Financial and Banking News
Banking jobs hit record highThe number of people employed in the US securities industry has overtaken its previous peak - achieved at the top of the dotcom boom - just as many fear that global capital markets are starting to fall.
US securities firms added 10,000 staff in June, pushing employment levels in the industry to 848,300, higher than the previous peak of 840,900 in March 2001. The monthly rise is the biggest since June 2000, when 12,600 staff were hired after the dotcom bubble burst. Figures published last week by the Securities Industry and Financial Markets Association, a US industry lobby group that represents the biggest participants in the sector, showed that American investment banks have hired 97,300 staff since October 2003, the end of the last downturn.
The recruitment drive has coincided with a period of record profits for investment banks but, with the crisis in US sub-prime mortgages causing banks to pull funds out of big leveraged buyouts, there are fears the market may have peaked. Some banks have slowed their recruitment for the rest of the year and there have been reports that several have frozen all but essential recruitment. A recent research report from Credit Suisse said banks had been slow to cut costs after revenues peaked in 2000 and warned that cost cuts had come 18 months too late.
Despite recent falls in confidence, headhunters say investment banks are continuing to hire at all levels, particularly in Europe, where revenues are growing faster than in the US. The UK consultancy the Centre for Economics and Business research said it expected 4,200 new jobs to be created in the City of London by the end of the year, bringing total employment in the UK's financial centre to a record 342,600.
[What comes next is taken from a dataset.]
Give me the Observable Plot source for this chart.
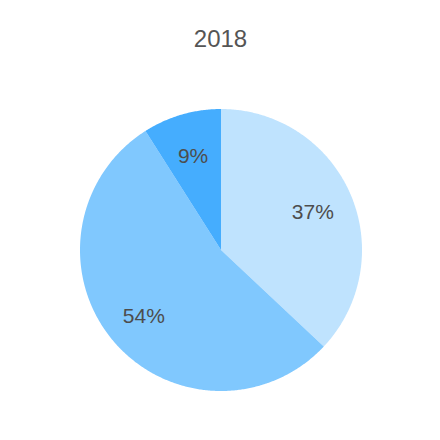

Banks usually complete the bulk of their recruitment in the first half of the year when hiring costs are lower because their can avoid paying a year's bonus to prise bankers from rivals. The recent US reporting season revealed top investment banks have continued to increase staff numbers, led by Morgan Stanley, which has added more than 2,700 to its 46,000-strong global workforce since the end of last year.
Goldman Sachs has hired a further 1,545, bringing its total staff to 28,012 while Merrill Lynch, which shed more jobs than its rivals during the last downturn, has hired 5,700 for its retail and investment banking businesses. US banks increasingly rely on international businesses for growth and are relocating staff from New York to London, which is better placed to serve markets in Asia and the Middle East.
This trend will hit Wall Street's recruitment figures without reducing overall staff numbers. Citi, Goldman Sachs, Lehman Brothers, Merrill Lynch and Morgan Stanley have moved divisional heads and other staff to London this year.
CEBR economist Jonathan Said added: "London's recent ability to capture a larger share of the international finance market has contributed to the rapid jobs growth being experienced. Yet, while London has become more susceptible to global events, it is no longer only linked to events across the pond but, importantly, also to the likes of China and Russia."